A First for a Canadian Scholar
SHANNON FARRELL of Edmonton is the first Canadian woman to receive a Licence in Sacred Scripture from the Pontifical Biblical Institute - the "Biblicum" - in Rome.
The licence marks a prestigious level of scholarly achievement: Farreil is now on her way to a doctorate in Sacred Scripture and is studying in Jerusalem.
The 35-year-old Edmonton native, a member of St. Joseph's Basilica Parish, is the daughter of Clifford and Betty Farrell. (Betty is a national council member of the Canadian Catholic Organization for Development and Peace.)
Farrell attended St. Catherine's School and Assumption Academy in Edmonton, and received her Bachelor of Arts degree in English at Carleton University in Ottawa.
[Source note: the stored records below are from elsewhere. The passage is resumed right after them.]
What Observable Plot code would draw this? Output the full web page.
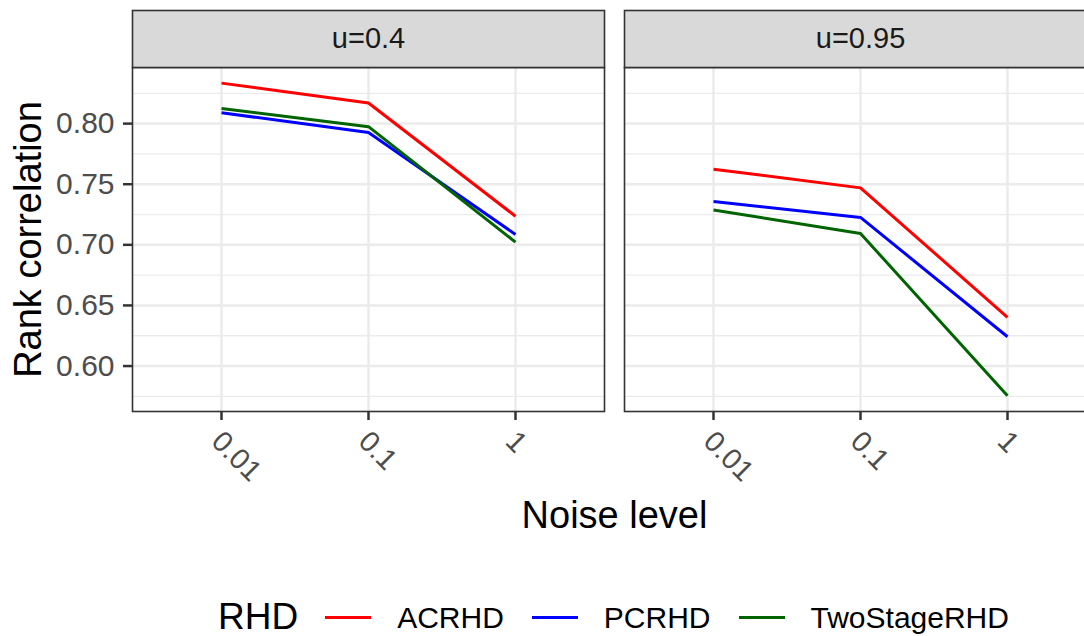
<!DOCTYPE html>
<html>
<head>
<meta charset="utf-8">
<script src="https://cdn.jsdelivr.net/npm/d3@7"></script>
<script src="https://cdn.jsdelivr.net/npm/@observablehq/plot@0.6"></script>
<style>
  html, body { margin: 0; padding: 0; overflow: hidden; background: white; width: 1084px; height: 636px; }
  #chart { position: absolute; left: 0; top: 0; }
  #legend { position: absolute; left: 218px; top: 597px; display: flex; align-items: center; font-family: "Liberation Sans", Arial, sans-serif; white-space: nowrap; line-height: 1.1; }
  #legend .title { font-size: 37px; color: #000; margin-right: 27px; }
  #legend .sw { width: 46px; height: 3px; margin-right: 26px; }
  #legend .lab { font-size: 30px; color: #000; margin-right: 28px; }
</style>
</head>
<body>
<div id="chart"></div>
<div id="legend"></div>
<script>
// ---- data ----
const noiseLevels = ["0.01", "0.1", "1"];
const facetLabels = ["u=0.4", "u=0.95"];
const methods = ["ACRHD", "PCRHD", "TwoStageRHD"];
const methodColors = ["#FF0000", "#0000FF", "#006400"];

const acrhd_u04 = [0.8334, 0.8170, 0.7236];
const pcrhd_u04 = [0.8090, 0.7926, 0.7086];
const twostage_u04 = [0.8124, 0.7975, 0.7022];

const acrhd_u095 = [0.7624, 0.7470, 0.6402];
const pcrhd_u095 = [0.7357, 0.7226, 0.6242];
const twostage_u095 = [0.7288, 0.7094, 0.5754];

const yMajorTicks = [0.60, 0.65, 0.70, 0.75, 0.80];
const yMinorTicks = [0.575, 0.625, 0.675, 0.725, 0.775, 0.825];

const legendTitle = "RHD";
const xTitle = "Noise level";
const yTitle = "Rank correlation";

// ---- tidy rows ----
const series = [
  ["u=0.4", "ACRHD", acrhd_u04], ["u=0.4", "PCRHD", pcrhd_u04], ["u=0.4", "TwoStageRHD", twostage_u04],
  ["u=0.95", "ACRHD", acrhd_u095], ["u=0.95", "PCRHD", pcrhd_u095], ["u=0.95", "TwoStageRHD", twostage_u095]
];
const rows = [];
for (const [u, m, vals] of series) vals.forEach((v, i) => rows.push({u, method: m, noise: noiseLevels[i], value: v}));

const allVals = rows.map(d => d.value);
const lo = d3.min(allVals), hi = d3.max(allVals), pad = (hi - lo) * 0.05;

const W = 1096, H = 560, mL = 132, mT = 67, mB = 149;
const panelH = H - mT - mB;
const gap = 20;
const step = (W - mL + gap) / 2;

const plot = Plot.plot({
  width: W, height: H,
  marginLeft: mL, marginRight: 0, marginTop: mT, marginBottom: mB,
  style: "max-width:none; overflow:visible; background:white; font-family:'Liberation Sans', Arial, sans-serif;",
  fx: {domain: facetLabels, paddingInner: gap / step, paddingOuter: 0, axis: null, label: null},
  x: {type: "point", domain: noiseLevels, padding: 0.6, label: null},
  y: {domain: [lo - pad, hi + pad], label: null},
  color: {domain: methods, range: methodColors},
  marks: [
    Plot.frame({fill: "white"}),
    Plot.gridY(yMinorTicks, {stroke: "#EBEBEB", strokeOpacity: 1, strokeWidth: 1.3}),
    Plot.gridY(yMajorTicks, {stroke: "#EBEBEB", strokeOpacity: 1, strokeWidth: 2.5}),
    Plot.gridX(noiseLevels, {stroke: "#EBEBEB", strokeOpacity: 1, strokeWidth: 2.5}),
    Plot.line(rows, {fx: "u", x: "noise", y: "value", stroke: "method", z: "method", strokeWidth: 3, strokeLinecap: "butt"}),
    Plot.frame({stroke: "#333333", strokeWidth: 1.6}),
    Plot.frame({fill: "#D9D9D9", stroke: "#333333", strokeWidth: 1.6, insetTop: -57, insetBottom: panelH}),
    Plot.text(facetLabels, {fx: d => d, text: d => d, frameAnchor: "top", lineAnchor: "middle", dy: -29, fontSize: 29, fill: "#1A1A1A"}),
    Plot.axisY(yMajorTicks, {tickFormat: d3.format(".2f"), fontSize: 30, tickSize: 9, tickPadding: 9, stroke: "#333333", strokeWidth: 2.5, fill: "#4D4D4D", label: null}),
    // x tick marks
    Plot.axisX(noiseLevels, {tickFormat: () => "", tickSize: 9, stroke: "#333333", strokeWidth: 2.5, label: null}),
    // x tick labels, rotated
    Plot.axisX(noiseLevels, {tickRotate: 45, fontSize: 29, tickSize: 0, tickPadding: 25, dx: -5, fill: "#4D4D4D", label: null}),
    Plot.text([yTitle], {fx: () => "u=0.4", text: d => d, frameAnchor: "left", textAnchor: "middle", lineAnchor: "middle", dx: -104, rotate: -90, fontSize: 38, fill: "#000"}),
    Plot.text([xTitle], {fx: () => "u=0.4", text: d => d, frameAnchor: "bottom-right", textAnchor: "middle", lineAnchor: "middle", dx: gap / 2, dy: 104, fontSize: 38, fill: "#000"})
  ]
});
document.getElementById("chart").appendChild(plot);

// ---- legend (colors from the plot's color scale) ----
const color = plot.scale("color");
const legend = document.getElementById("legend");
const t = document.createElement("span");
t.className = "title"; t.textContent = legendTitle; legend.appendChild(t);
color.domain.forEach((m, i) => {
  const sw = document.createElement("span");
  sw.className = "sw"; sw.style.background = color.range[i];
  legend.appendChild(sw);
  const lab = document.createElement("span");
  lab.className = "lab"; lab.textContent = m;
  legend.appendChild(lab);
});
</script>
</body>
</html>
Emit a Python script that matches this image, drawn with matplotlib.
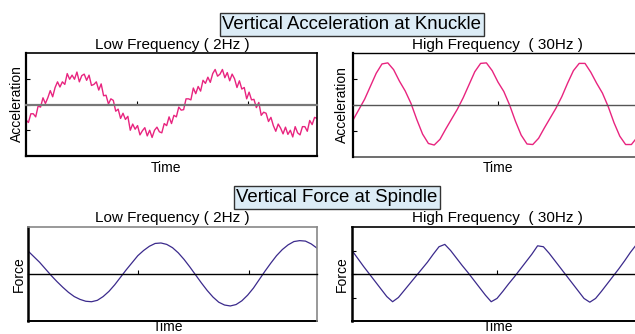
import numpy as np
import matplotlib
matplotlib.use("Agg")
from matplotlib import pyplot as plt

plt.rcParams['font.family'] = ['Liberation Sans', 'DejaVu Sans']

W, H = 635, 334

# vertical acceleration at knuckle, 2 Hz (noisy), 121 samples over the window
acc_low = [
    -0.30, -0.35, -0.18, -0.18, -0.24, -0.03, -0.05, 0.13, 0.02, 0.13,
    0.27, 0.15, 0.33, 0.44, 0.34, 0.44, 0.39, 0.60, 0.49, 0.57,
    0.49, 0.63, 0.44, 0.56, 0.59, 0.47, 0.57, 0.37, 0.39, 0.44,
    0.28, 0.40, 0.17, 0.18, 0.01, 0.11, 0.08, -0.13, -0.09, -0.27,
    -0.17, -0.29, -0.23, -0.50, -0.38, -0.48, -0.41, -0.59, -0.51, -0.45,
    -0.61, -0.50, -0.64, -0.50, -0.44, -0.53, -0.55, -0.37, -0.41, -0.24,
    -0.37, -0.21, -0.24, -0.05, -0.11, -0.10, 0.11, 0.11, 0.09, 0.32,
    0.21, 0.35, 0.26, 0.47, 0.41, 0.53, 0.43, 0.60, 0.68, 0.55,
    0.59, 0.68, 0.52, 0.62, 0.46, 0.59, 0.50, 0.33, 0.46, 0.30,
    0.33, 0.11, 0.24, 0.09, 0.10, -0.06, 0.04, -0.21, -0.15, -0.17,
    -0.33, -0.25, -0.41, -0.52, -0.38, -0.46, -0.57, -0.44, -0.58, -0.50,
    -0.63, -0.43, -0.55, -0.59, -0.43, -0.43, -0.52, -0.31, -0.39, -0.25,
    -0.27,
]

# vertical acceleration at knuckle, 30 Hz, 51 samples
acc_high = [
    -0.29, -0.09, 0.11, 0.36, 0.61, 0.79, 0.81, 0.68, 0.46, 0.27,
    0.03, -0.28, -0.56, -0.74, -0.77, -0.66, -0.46, -0.27, -0.08, 0.14,
    0.39, 0.64, 0.80, 0.81, 0.66, 0.44, 0.26, 0.00, -0.31, -0.58,
    -0.75, -0.76, -0.64, -0.44, -0.25, -0.06, 0.16, 0.42, 0.66, 0.80,
    0.80, 0.63, 0.42, 0.23, -0.03, -0.34, -0.60, -0.76, -0.76, -0.62,
    -0.42,
]

# vertical force at spindle, 2 Hz, 51 samples
force_low = [
    0.49, 0.37, 0.25, 0.11, -0.03, -0.16, -0.28, -0.39, -0.48, -0.54,
    -0.58, -0.59, -0.56, -0.48, -0.37, -0.23, -0.07, 0.09, 0.24, 0.39,
    0.50, 0.59, 0.65, 0.66, 0.63, 0.56, 0.45, 0.31, 0.15, -0.02,
    -0.19, -0.35, -0.49, -0.60, -0.66, -0.68, -0.65, -0.57, -0.45, -0.30,
    -0.12, 0.06, 0.23, 0.39, 0.52, 0.62, 0.69, 0.71, 0.70, 0.64,
    0.55,
]

# vertical force at spindle, 30 Hz, 51 samples
force_high = [
    0.50, 0.33, 0.16, 0.00, -0.16, -0.32, -0.48, -0.59, -0.50, -0.35,
    -0.20, -0.05, 0.10, 0.25, 0.42, 0.58, 0.63, 0.50, 0.34, 0.18,
    0.03, -0.13, -0.29, -0.45, -0.59, -0.52, -0.37, -0.21, -0.06, 0.10,
    0.26, 0.42, 0.60, 0.58, 0.44, 0.28, 0.12, -0.04, -0.20, -0.36,
    -0.52, -0.60, -0.52, -0.37, -0.21, -0.05, 0.11, 0.28, 0.46, 0.62,
    0.55,
]

titles = ['Vertical Acceleration at Knuckle', 'Vertical Force at Spindle']
subtitles = ['Low Frequency ( 2Hz )', 'High Frequency  ( 30Hz )']

acc_color = '#e8247f'
force_color = '#3b2a8c'


def px(x0, y_top, x1, y_bot):
    return [x0 / W, 1 - y_bot / H, (x1 - x0) / W, (y_bot - y_top) / H]


def setup(ax, xticks, yticks, zero_style, spines, base_style):
    ax.set_xlim(0, 1)
    ax.set_ylim(-1, 1)
    ax.spines['bottom'].set_position(('data', 0))
    ax.spines['bottom'].set_color(zero_style[0])
    ax.spines['bottom'].set_linewidth(zero_style[1])
    for side, (c, lw) in spines.items():
        ax.spines[side].set_color(c)
        ax.spines[side].set_linewidth(lw)
    ax.axhline(-1, color=base_style[0], lw=base_style[1], clip_on=False)
    ax.set_xticks(xticks)
    ax.set_yticks(yticks)
    ax.set_xticklabels([])
    ax.set_yticklabels([])
    ax.tick_params(axis='both', direction='in', length=3, width=0.8,
                   colors='black')


fig = plt.figure(figsize=(W / 100, H / 100), dpi=100)

ax1 = fig.add_axes(px(26, 53, 317, 156))
ax1.plot(np.linspace(0, 1, len(acc_low)), acc_low, color=acc_color, lw=1.0)
setup(ax1, [0.381, 0.763], [-0.5, 0, 0.5], ('#777777', 1.6),
      {'left': ('black', 1.6), 'top': ('black', 1.2), 'right': ('black', 1.2)},
      ('black', 1.6))

ax2 = fig.add_axes(px(353, 53, 643, 157))
ax2.plot(np.linspace(0, 1, len(acc_high)), acc_high, color=acc_color, lw=1.0)
setup(ax2, [0.5], [-0.5, 0, 0.5], ('#555555', 1.0),
      {'left': ('black', 1.6), 'top': ('black', 1.0), 'right': ('black', 1.0)},
      ('#555555', 1.2))

ax3 = fig.add_axes(px(28, 227, 317, 321))
ax3.plot(np.linspace(0, 1, len(force_low)), force_low, color=force_color, lw=0.9)
setup(ax3, [0.381, 0.763], [], ('black', 1.0),
      {'left': ('black', 1.8), 'top': ('#888888', 1.2), 'right': ('#888888', 1.2)},
      ('black', 1.4))

ax4 = fig.add_axes(px(352, 227, 642, 321))
ax4.plot(np.linspace(0, 1, len(force_high)), force_high, color=force_color, lw=0.9)
setup(ax4, [0.5], [-0.5, 0, 0.5], ('black', 1.0),
      {'left': ('black', 1.8), 'top': ('black', 1.2), 'right': ('black', 1.2)},
      ('black', 1.4))

box = dict(boxstyle='square,pad=0.15', fc='#dcecf6', ec='#333333', lw=1.0)
fig.text(352 / W, 1 - 29 / H, titles[0], ha='center', va='baseline',
         fontsize=13.4, bbox=box)
fig.text(337 / W, 1 - 202 / H, titles[1], ha='center', va='baseline',
         fontsize=13.4, bbox=box)

for y_base in (49, 222):
    fig.text(172 / W, 1 - y_base / H, subtitles[0], ha='center', va='baseline',
             fontsize=11)
    fig.text(497 / W, 1 - y_base / H, subtitles[1], ha='center', va='baseline',
             fontsize=11)

for x, y in ((166, 172), (498, 172), (168, 331), (498, 331)):
    fig.text(x / W, 1 - y / H, 'Time', ha='center', va='baseline', fontsize=10)

for x, y, s in ((17, 104, 'Acceleration'), (342, 105, 'Acceleration'),
                (19, 274, 'Force'), (342, 274, 'Force')):
    fig.text(x / W, 1 - y / H, s, ha='center', va='center', rotation=90,
             fontsize=10)

fig.savefig('out.png', dpi=100)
IN ADDITION, she received bachelor's and master's degrees in theology from Newman Theological College and studied overseas in Germany and Italy as well as Jerusalem. Farrell is also an accomplished linguist and speaks French, German, Italian and Hebrew fluently, and reads Greek.
She celebrated her achievement with Pope John Paul II at his early morning Mass on Oct. 15 - coincidentally, the Feast of St. Theresa of Avila, a doctor of the church.
In a letter to the WCR, Farrell writes that her joy in her accomplishment was "not for my own sake, but in the name of the Canadian Catholic church and Canadian women everywhere."
Farrell was one of only 15 women studying at the Biblicum, whose student body also includes 300 men.
THE BIBLICUM (and related Catholic enterprises in France and Jerusalem) was born at the end of the 19th century with the purpose of defending Catholic orthodoxy and contributing to a field of knowledge revolutionized by historical, archeological and literary discoveries.
The basic structure of the institute was laid down by Pope Pius X in 1909.